Reproduce the entire listing word for word.
* * * * * * *
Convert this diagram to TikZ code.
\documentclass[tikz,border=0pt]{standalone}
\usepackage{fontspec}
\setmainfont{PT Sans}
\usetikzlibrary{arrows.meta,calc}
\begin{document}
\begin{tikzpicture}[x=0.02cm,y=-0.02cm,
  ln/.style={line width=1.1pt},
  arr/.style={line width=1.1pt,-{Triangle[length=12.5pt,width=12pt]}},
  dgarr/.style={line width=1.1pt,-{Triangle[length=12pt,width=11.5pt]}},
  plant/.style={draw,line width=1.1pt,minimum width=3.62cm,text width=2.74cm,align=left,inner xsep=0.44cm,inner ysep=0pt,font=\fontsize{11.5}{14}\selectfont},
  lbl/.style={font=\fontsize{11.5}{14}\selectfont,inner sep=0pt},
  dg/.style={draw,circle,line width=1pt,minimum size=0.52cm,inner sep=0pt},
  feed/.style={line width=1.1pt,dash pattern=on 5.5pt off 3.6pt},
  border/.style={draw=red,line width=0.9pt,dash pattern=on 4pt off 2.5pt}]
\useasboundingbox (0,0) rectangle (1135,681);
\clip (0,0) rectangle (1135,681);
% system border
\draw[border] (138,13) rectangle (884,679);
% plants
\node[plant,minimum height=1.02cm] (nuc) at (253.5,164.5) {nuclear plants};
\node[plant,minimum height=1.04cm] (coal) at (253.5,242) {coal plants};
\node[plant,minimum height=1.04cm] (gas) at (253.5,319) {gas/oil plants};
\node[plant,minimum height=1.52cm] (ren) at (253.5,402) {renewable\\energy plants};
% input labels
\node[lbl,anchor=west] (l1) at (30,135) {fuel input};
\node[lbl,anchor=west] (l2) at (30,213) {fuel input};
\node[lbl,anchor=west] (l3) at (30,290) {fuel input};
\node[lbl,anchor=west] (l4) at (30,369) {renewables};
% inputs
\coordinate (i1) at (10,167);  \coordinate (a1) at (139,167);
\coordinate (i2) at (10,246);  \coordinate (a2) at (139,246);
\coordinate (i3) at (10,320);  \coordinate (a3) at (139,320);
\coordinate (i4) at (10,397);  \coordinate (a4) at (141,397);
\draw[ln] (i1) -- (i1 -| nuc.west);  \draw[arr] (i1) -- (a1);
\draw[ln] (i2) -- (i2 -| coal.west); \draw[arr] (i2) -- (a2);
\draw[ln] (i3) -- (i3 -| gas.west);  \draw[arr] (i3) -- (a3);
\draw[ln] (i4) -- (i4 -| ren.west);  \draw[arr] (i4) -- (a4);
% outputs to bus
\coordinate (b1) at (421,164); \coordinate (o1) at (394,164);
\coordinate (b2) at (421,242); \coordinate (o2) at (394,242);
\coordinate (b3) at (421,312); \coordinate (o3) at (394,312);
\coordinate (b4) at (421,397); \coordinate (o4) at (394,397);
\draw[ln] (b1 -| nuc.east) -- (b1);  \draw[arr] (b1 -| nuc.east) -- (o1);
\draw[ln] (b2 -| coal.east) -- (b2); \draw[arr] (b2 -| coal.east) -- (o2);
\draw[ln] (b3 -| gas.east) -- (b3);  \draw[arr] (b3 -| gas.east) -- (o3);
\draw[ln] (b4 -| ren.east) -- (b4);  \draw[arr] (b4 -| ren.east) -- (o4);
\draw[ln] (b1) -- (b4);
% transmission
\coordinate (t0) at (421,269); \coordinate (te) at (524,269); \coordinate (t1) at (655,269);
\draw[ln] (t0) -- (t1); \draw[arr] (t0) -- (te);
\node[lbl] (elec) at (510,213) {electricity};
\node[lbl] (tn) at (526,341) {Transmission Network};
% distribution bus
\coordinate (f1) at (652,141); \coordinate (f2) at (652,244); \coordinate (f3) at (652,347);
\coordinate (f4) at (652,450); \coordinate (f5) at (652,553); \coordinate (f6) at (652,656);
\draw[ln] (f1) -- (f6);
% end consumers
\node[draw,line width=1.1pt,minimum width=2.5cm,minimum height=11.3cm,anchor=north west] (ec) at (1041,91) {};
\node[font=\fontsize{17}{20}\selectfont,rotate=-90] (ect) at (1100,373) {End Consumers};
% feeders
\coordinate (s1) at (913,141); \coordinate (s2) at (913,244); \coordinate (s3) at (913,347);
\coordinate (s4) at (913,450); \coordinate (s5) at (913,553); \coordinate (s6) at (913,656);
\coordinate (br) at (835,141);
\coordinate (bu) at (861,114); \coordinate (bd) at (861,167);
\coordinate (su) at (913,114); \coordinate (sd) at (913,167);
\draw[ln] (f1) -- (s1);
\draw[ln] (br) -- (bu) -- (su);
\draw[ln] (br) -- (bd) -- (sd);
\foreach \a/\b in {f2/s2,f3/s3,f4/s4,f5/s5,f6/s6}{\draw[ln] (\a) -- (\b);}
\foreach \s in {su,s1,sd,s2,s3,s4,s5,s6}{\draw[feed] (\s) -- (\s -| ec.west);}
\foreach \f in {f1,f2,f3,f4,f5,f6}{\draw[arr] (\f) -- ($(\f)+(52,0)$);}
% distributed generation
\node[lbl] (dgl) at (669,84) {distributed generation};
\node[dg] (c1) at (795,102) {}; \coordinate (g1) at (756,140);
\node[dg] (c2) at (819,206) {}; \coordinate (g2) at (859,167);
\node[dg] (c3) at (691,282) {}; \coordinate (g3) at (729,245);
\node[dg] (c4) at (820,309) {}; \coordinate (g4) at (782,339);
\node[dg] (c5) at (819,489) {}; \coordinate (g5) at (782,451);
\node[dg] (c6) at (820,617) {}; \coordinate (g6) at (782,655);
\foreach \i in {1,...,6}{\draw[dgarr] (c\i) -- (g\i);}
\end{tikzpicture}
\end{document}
* * * * * * *
REPLY TO THE TASK
Convert this diagram to TikZ code.
\documentclass[tikz,border=0pt]{standalone}
\usepackage{fontspec}
\setmainfont{PT Sans}
\usetikzlibrary{arrows.meta,calc}
\begin{document}
\begin{tikzpicture}[x=0.02cm,y=-0.02cm,
  ln/.style={line width=1.1pt},
  arr/.style={line width=1.1pt,-{Triangle[length=12.5pt,width=12pt]}},
  dgarr/.style={line width=1.1pt,-{Triangle[length=12pt,width=11.5pt]}},
  plant/.style={draw,line width=1.1pt,minimum width=3.62cm,text width=2.74cm,align=left,inner xsep=0.44cm,inner ysep=0pt,font=\fontsize{11.5}{14}\selectfont},
  lbl/.style={font=\fontsize{11.5}{14}\selectfont,inner sep=0pt},
  dg/.style={draw,circle,line width=1pt,minimum size=0.52cm,inner sep=0pt},
  feed/.style={line width=1.1pt,dash pattern=on 5.5pt off 3.6pt},
  border/.style={draw=red,line width=0.9pt,dash pattern=on 4pt off 2.5pt}]
\useasboundingbox (0,0) rectangle (1135,681);
\clip (0,0) rectangle (1135,681);
% system border
\draw[border] (138,13) rectangle (884,679);
% plants
\node[plant,minimum height=1.02cm] (nuc) at (253.5,164.5) {nuclear plants};
\node[plant,minimum height=1.04cm] (coal) at (253.5,242) {coal plants};
\node[plant,minimum height=1.04cm] (gas) at (253.5,319) {gas/oil plants};
\node[plant,minimum height=1.52cm] (ren) at (253.5,402) {renewable\\energy plants};
% input labels
\node[lbl,anchor=west] (l1) at (30,135) {fuel input};
\node[lbl,anchor=west] (l2) at (30,213) {fuel input};
\node[lbl,anchor=west] (l3) at (30,290) {fuel input};
\node[lbl,anchor=west] (l4) at (30,369) {renewables};
% inputs
\coordinate (i1) at (10,167);  \coordinate (a1) at (139,167);
\coordinate (i2) at (10,246);  \coordinate (a2) at (139,246);
\coordinate (i3) at (10,320);  \coordinate (a3) at (139,320);
\coordinate (i4) at (10,397);  \coordinate (a4) at (141,397);
\draw[ln] (i1) -- (i1 -| nuc.west);  \draw[arr] (i1) -- (a1);
\draw[ln] (i2) -- (i2 -| coal.west); \draw[arr] (i2) -- (a2);
\draw[ln] (i3) -- (i3 -| gas.west);  \draw[arr] (i3) -- (a3);
\draw[ln] (i4) -- (i4 -| ren.west);  \draw[arr] (i4) -- (a4);
% outputs to bus
\coordinate (b1) at (421,164); \coordinate (o1) at (394,164);
\coordinate (b2) at (421,242); \coordinate (o2) at (394,242);
\coordinate (b3) at (421,312); \coordinate (o3) at (394,312);
\coordinate (b4) at (421,397); \coordinate (o4) at (394,397);
\draw[ln] (b1 -| nuc.east) -- (b1);  \draw[arr] (b1 -| nuc.east) -- (o1);
\draw[ln] (b2 -| coal.east) -- (b2); \draw[arr] (b2 -| coal.east) -- (o2);
\draw[ln] (b3 -| gas.east) -- (b3);  \draw[arr] (b3 -| gas.east) -- (o3);
\draw[ln] (b4 -| ren.east) -- (b4);  \draw[arr] (b4 -| ren.east) -- (o4);
\draw[ln] (b1) -- (b4);
% transmission
\coordinate (t0) at (421,269); \coordinate (te) at (524,269); \coordinate (t1) at (655,269);
\draw[ln] (t0) -- (t1); \draw[arr] (t0) -- (te);
\node[lbl] (elec) at (510,213) {electricity};
\node[lbl] (tn) at (526,341) {Transmission Network};
% distribution bus
\coordinate (f1) at (652,141); \coordinate (f2) at (652,244); \coordinate (f3) at (652,347);
\coordinate (f4) at (652,450); \coordinate (f5) at (652,553); \coordinate (f6) at (652,656);
\draw[ln] (f1) -- (f6);
% end consumers
\node[draw,line width=1.1pt,minimum width=2.5cm,minimum height=11.3cm,anchor=north west] (ec) at (1041,91) {};
\node[font=\fontsize{17}{20}\selectfont,rotate=-90] (ect) at (1100,373) {End Consumers};
% feeders
\coordinate (s1) at (913,141); \coordinate (s2) at (913,244); \coordinate (s3) at (913,347);
\coordinate (s4) at (913,450); \coordinate (s5) at (913,553); \coordinate (s6) at (913,656);
\coordinate (br) at (835,141);
\coordinate (bu) at (861,114); \coordinate (bd) at (861,167);
\coordinate (su) at (913,114); \coordinate (sd) at (913,167);
\draw[ln] (f1) -- (s1);
\draw[ln] (br) -- (bu) -- (su);
\draw[ln] (br) -- (bd) -- (sd);
\foreach \a/\b in {f2/s2,f3/s3,f4/s4,f5/s5,f6/s6}{\draw[ln] (\a) -- (\b);}
\foreach \s in {su,s1,sd,s2,s3,s4,s5,s6}{\draw[feed] (\s) -- (\s -| ec.west);}
\foreach \f in {f1,f2,f3,f4,f5,f6}{\draw[arr] (\f) -- ($(\f)+(52,0)$);}
% distributed generation
\node[lbl] (dgl) at (669,84) {distributed generation};
\node[dg] (c1) at (795,102) {}; \coordinate (g1) at (756,140);
\node[dg] (c2) at (819,206) {}; \coordinate (g2) at (859,167);
\node[dg] (c3) at (691,282) {}; \coordinate (g3) at (729,245);
\node[dg] (c4) at (820,309) {}; \coordinate (g4) at (782,339);
\node[dg] (c5) at (819,489) {}; \coordinate (g5) at (782,451);
\node[dg] (c6) at (820,617) {}; \coordinate (g6) at (782,655);
\foreach \i in {1,...,6}{\draw[dgarr] (c\i) -- (g\i);}
\end{tikzpicture}
\end{document}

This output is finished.